START

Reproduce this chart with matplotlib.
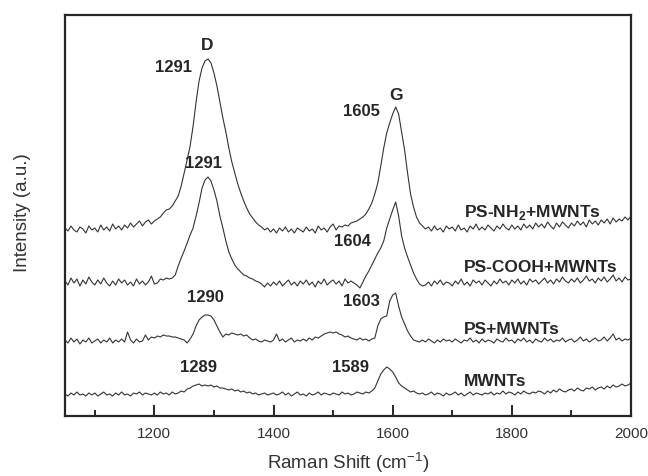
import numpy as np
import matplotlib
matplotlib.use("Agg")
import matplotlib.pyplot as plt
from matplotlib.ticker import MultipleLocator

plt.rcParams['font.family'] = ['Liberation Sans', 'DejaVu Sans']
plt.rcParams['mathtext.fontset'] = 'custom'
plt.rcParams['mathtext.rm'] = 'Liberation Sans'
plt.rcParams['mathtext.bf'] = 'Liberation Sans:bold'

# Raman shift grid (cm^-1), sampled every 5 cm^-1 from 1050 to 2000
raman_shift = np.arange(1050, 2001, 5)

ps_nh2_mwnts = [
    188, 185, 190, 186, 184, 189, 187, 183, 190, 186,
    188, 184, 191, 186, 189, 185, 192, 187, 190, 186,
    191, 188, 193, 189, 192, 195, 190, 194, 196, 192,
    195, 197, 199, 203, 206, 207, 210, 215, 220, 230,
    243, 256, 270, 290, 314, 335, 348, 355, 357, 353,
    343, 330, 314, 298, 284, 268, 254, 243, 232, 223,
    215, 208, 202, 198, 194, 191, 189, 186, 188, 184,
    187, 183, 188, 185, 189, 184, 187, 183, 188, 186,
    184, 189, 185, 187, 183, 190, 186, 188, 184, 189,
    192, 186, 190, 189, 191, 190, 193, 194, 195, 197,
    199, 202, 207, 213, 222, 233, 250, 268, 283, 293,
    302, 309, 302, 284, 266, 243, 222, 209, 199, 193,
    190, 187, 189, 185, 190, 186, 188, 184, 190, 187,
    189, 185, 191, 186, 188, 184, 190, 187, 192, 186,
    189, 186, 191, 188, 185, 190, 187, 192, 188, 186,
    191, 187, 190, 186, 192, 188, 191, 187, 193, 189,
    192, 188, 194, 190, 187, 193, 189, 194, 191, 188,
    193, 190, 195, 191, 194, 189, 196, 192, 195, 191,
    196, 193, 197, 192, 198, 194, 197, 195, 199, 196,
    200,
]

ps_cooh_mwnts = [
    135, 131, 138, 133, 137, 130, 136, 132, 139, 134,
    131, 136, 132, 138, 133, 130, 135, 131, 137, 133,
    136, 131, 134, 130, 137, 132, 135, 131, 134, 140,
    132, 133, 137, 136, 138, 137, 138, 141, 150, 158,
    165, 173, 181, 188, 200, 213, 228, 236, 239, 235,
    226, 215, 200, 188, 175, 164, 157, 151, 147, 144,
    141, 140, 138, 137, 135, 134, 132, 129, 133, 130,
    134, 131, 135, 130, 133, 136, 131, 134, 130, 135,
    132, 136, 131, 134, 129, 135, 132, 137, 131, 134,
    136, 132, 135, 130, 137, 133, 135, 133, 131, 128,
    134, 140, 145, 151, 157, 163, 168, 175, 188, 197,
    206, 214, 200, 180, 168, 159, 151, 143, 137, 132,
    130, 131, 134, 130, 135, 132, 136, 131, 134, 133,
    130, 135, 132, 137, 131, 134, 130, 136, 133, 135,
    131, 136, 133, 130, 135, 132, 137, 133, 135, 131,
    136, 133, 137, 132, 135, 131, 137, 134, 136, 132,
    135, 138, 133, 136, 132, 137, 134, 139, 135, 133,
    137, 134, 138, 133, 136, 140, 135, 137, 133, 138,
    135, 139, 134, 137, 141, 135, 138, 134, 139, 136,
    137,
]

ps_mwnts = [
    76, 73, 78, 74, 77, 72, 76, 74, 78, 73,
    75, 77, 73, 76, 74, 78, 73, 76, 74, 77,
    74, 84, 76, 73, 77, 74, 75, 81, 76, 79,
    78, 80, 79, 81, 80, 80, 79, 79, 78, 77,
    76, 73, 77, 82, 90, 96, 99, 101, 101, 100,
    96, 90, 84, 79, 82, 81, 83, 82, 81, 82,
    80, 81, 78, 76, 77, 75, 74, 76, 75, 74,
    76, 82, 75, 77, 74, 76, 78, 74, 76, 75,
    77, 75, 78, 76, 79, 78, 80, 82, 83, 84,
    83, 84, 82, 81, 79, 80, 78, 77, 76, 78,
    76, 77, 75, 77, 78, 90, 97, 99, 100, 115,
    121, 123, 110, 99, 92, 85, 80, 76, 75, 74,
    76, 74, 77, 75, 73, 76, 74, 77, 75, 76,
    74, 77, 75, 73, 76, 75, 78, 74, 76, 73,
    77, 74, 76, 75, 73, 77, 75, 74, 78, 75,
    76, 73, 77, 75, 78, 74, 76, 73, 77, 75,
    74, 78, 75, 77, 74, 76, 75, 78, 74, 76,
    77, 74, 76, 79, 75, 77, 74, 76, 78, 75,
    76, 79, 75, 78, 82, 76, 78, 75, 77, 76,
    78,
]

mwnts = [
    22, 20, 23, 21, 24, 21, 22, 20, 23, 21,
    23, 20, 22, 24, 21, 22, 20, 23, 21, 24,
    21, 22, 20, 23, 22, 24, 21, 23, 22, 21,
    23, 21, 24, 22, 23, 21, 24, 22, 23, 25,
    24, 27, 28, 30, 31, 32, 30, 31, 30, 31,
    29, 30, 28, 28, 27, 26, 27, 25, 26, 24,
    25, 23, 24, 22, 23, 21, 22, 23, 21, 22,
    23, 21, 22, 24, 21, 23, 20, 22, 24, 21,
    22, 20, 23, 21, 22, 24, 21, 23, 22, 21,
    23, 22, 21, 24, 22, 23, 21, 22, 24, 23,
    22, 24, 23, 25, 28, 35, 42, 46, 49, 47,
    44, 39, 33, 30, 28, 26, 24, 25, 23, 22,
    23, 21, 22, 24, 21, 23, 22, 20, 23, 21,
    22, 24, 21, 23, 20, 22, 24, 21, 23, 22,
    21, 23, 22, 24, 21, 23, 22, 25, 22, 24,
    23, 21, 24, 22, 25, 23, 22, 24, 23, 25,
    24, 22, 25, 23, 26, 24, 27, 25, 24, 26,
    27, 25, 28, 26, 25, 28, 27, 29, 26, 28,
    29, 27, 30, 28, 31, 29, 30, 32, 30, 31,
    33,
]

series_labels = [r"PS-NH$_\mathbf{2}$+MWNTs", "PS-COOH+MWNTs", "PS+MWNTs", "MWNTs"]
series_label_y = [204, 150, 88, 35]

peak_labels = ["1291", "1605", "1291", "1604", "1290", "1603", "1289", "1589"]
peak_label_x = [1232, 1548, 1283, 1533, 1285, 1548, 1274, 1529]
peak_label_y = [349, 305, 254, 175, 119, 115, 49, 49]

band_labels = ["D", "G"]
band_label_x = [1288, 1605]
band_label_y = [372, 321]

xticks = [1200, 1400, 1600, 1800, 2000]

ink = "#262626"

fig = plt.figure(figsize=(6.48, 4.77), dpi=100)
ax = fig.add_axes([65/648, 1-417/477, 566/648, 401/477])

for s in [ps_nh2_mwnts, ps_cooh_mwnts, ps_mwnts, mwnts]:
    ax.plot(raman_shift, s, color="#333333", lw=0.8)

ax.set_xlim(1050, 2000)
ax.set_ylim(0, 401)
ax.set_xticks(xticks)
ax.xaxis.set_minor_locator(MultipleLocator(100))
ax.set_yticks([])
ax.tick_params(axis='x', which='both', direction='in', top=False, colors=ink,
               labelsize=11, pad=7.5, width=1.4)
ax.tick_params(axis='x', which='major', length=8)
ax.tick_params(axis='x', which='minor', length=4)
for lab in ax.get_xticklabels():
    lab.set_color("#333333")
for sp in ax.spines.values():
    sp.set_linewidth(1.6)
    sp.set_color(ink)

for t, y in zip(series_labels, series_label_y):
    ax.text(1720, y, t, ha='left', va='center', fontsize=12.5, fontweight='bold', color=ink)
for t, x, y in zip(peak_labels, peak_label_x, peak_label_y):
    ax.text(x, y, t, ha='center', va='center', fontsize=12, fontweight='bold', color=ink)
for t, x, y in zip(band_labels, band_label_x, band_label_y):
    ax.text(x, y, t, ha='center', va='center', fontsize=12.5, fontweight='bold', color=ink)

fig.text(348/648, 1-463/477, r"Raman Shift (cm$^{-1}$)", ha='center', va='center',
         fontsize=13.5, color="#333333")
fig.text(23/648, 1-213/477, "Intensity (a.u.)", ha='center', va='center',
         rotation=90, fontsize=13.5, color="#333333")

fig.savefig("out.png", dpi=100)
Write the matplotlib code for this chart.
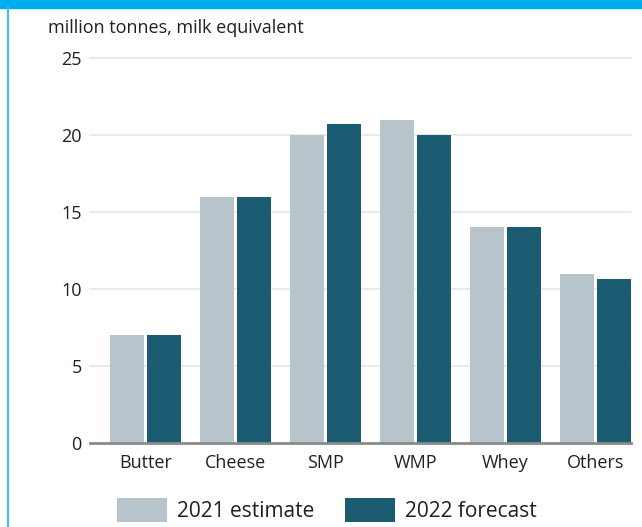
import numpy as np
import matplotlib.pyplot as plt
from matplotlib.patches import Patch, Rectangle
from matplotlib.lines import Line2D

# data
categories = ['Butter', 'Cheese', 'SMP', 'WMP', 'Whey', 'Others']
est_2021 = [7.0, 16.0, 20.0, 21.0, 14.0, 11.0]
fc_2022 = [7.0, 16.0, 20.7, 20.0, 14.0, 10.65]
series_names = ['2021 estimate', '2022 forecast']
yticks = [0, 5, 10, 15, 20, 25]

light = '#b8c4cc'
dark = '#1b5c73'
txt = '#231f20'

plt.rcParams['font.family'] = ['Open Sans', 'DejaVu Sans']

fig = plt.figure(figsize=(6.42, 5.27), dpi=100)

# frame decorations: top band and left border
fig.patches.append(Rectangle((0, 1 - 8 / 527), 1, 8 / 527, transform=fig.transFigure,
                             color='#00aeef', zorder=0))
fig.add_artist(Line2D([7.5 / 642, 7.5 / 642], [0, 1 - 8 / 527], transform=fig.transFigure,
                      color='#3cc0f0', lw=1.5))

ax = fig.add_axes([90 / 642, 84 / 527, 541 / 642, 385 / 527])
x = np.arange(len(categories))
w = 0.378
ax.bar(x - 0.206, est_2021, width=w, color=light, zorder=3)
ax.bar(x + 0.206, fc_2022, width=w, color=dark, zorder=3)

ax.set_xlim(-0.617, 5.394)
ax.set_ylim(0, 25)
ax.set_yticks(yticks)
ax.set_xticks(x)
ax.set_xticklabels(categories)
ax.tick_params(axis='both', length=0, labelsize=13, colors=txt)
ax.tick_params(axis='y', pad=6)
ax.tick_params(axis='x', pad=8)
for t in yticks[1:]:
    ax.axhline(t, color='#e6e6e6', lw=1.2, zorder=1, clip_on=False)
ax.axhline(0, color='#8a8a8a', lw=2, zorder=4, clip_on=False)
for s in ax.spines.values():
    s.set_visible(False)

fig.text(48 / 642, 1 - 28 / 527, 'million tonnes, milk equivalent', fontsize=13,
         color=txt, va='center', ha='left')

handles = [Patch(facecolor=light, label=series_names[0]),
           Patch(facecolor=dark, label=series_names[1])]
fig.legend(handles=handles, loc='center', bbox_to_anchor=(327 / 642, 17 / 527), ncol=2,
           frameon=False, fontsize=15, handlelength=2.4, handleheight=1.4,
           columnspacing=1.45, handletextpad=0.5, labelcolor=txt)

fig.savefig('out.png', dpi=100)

END

### PROBLEM STATEMENT
Everything from the top line of the data down to and including the line with "raman_shift = np.arange(1050, 2001, 5)" is to be copied, except the pictures.

### FINISHED EXERCISE
Reproduce this chart with matplotlib.
import numpy as np
import matplotlib
matplotlib.use("Agg")
import matplotlib.pyplot as plt
from matplotlib.ticker import MultipleLocator

plt.rcParams['font.family'] = ['Liberation Sans', 'DejaVu Sans']
plt.rcParams['mathtext.fontset'] = 'custom'
plt.rcParams['mathtext.rm'] = 'Liberation Sans'
plt.rcParams['mathtext.bf'] = 'Liberation Sans:bold'

# Raman shift grid (cm^-1), sampled every 5 cm^-1 from 1050 to 2000
raman_shift = np.arange(1050, 2001, 5)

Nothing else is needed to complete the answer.